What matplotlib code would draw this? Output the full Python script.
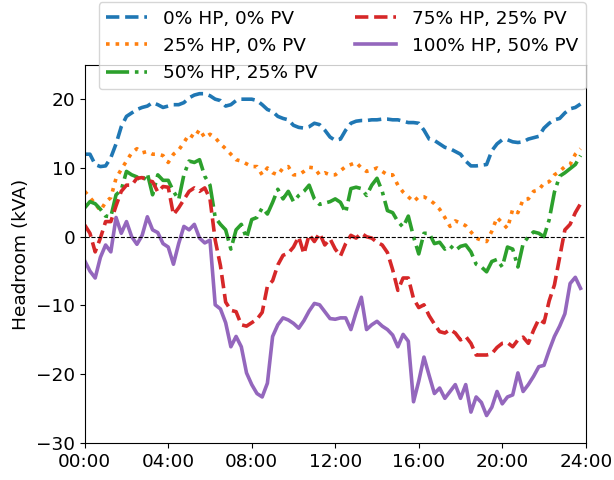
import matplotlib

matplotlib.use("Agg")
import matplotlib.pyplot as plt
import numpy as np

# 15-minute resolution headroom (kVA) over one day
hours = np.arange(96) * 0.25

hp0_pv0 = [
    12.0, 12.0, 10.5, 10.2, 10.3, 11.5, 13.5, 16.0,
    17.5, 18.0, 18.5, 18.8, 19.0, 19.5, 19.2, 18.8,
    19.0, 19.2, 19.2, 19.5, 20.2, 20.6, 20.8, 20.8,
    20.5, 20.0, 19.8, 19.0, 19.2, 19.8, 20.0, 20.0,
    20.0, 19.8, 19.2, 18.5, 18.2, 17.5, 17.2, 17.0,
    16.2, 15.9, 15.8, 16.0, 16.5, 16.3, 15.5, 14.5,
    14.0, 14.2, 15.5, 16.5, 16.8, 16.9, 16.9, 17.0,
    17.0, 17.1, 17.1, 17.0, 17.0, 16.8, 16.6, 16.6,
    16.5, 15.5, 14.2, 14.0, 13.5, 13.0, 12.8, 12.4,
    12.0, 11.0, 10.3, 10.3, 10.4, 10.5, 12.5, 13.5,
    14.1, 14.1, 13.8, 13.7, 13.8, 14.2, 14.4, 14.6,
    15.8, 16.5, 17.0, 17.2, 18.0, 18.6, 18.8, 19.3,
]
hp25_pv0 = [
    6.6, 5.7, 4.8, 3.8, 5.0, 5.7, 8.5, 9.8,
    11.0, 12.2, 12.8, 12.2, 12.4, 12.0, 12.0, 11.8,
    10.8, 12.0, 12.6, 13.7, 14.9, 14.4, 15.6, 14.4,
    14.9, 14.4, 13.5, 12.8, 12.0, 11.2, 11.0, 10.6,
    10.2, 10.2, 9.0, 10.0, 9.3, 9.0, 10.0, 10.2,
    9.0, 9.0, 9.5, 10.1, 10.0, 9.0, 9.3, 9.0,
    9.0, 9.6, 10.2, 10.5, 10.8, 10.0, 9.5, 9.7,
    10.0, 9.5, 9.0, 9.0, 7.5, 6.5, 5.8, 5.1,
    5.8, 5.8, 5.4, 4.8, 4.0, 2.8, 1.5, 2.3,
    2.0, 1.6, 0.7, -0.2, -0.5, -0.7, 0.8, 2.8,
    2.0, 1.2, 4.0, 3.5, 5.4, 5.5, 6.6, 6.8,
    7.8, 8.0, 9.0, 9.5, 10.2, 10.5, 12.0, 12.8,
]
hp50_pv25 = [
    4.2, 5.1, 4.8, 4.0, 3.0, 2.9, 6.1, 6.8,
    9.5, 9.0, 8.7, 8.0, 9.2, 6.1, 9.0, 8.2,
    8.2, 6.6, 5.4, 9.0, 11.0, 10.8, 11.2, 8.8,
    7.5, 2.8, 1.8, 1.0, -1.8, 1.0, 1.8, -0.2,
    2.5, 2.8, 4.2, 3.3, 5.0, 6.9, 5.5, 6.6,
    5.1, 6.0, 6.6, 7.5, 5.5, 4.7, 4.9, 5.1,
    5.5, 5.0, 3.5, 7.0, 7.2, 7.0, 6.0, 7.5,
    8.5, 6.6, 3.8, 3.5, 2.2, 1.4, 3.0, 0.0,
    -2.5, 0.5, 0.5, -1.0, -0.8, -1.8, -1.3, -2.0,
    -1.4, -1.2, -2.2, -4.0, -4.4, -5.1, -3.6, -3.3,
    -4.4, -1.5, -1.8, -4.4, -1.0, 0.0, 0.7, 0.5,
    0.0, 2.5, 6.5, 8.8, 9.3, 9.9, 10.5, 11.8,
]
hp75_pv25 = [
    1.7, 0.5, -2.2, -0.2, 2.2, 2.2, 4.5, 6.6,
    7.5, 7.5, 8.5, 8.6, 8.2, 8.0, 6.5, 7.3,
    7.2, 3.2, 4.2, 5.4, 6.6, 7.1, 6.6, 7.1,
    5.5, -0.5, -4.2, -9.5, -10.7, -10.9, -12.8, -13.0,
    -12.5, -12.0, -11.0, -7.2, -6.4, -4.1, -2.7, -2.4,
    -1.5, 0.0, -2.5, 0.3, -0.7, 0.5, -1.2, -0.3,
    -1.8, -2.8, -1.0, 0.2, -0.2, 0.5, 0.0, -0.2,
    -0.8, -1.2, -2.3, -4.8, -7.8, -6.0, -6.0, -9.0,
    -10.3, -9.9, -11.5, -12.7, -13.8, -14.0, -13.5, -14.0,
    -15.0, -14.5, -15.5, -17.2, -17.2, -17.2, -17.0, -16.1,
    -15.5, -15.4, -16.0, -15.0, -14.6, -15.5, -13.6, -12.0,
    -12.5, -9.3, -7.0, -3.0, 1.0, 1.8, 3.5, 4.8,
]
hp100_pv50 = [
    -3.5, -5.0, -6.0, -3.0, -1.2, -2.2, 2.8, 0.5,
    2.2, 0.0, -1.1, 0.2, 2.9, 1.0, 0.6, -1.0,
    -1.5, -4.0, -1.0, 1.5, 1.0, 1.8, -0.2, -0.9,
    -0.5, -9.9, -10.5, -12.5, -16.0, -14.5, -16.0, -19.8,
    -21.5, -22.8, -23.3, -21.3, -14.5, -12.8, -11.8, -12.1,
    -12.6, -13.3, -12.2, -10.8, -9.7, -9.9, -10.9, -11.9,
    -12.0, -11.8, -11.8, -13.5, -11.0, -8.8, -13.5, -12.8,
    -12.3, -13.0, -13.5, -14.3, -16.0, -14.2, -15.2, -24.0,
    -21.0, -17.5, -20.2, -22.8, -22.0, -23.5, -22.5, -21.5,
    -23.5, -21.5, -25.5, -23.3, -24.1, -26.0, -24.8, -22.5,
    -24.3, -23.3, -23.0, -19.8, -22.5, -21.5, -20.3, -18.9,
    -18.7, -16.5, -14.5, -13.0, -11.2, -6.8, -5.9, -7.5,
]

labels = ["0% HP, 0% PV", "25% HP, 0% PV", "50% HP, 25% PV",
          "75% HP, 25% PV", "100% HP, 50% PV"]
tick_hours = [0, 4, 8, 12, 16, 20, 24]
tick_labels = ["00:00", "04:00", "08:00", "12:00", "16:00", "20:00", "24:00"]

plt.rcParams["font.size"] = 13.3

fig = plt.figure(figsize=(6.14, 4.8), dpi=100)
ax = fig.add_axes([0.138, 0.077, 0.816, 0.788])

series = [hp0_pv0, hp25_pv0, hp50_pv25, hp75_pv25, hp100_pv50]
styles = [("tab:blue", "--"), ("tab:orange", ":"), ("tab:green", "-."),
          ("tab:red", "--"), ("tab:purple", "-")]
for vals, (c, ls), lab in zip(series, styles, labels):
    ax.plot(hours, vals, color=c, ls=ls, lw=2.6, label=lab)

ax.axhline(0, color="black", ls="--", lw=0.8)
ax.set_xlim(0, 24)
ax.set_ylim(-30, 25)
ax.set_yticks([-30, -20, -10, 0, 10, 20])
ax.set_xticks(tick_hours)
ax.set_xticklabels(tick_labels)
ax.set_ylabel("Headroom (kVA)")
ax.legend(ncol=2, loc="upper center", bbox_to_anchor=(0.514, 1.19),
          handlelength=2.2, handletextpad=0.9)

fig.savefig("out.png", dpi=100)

AIM OF THE EXERCISE =
With all pictures left out, please transcribe exactly the lines from the start of the material through the line with "hours = np.arange(96) * 0.25".

SOLUTION FOR THIS PROBLEM =
What matplotlib code would draw this? Output the full Python script.
import matplotlib

matplotlib.use("Agg")
import matplotlib.pyplot as plt
import numpy as np

# 15-minute resolution headroom (kVA) over one day
hours = np.arange(96) * 0.25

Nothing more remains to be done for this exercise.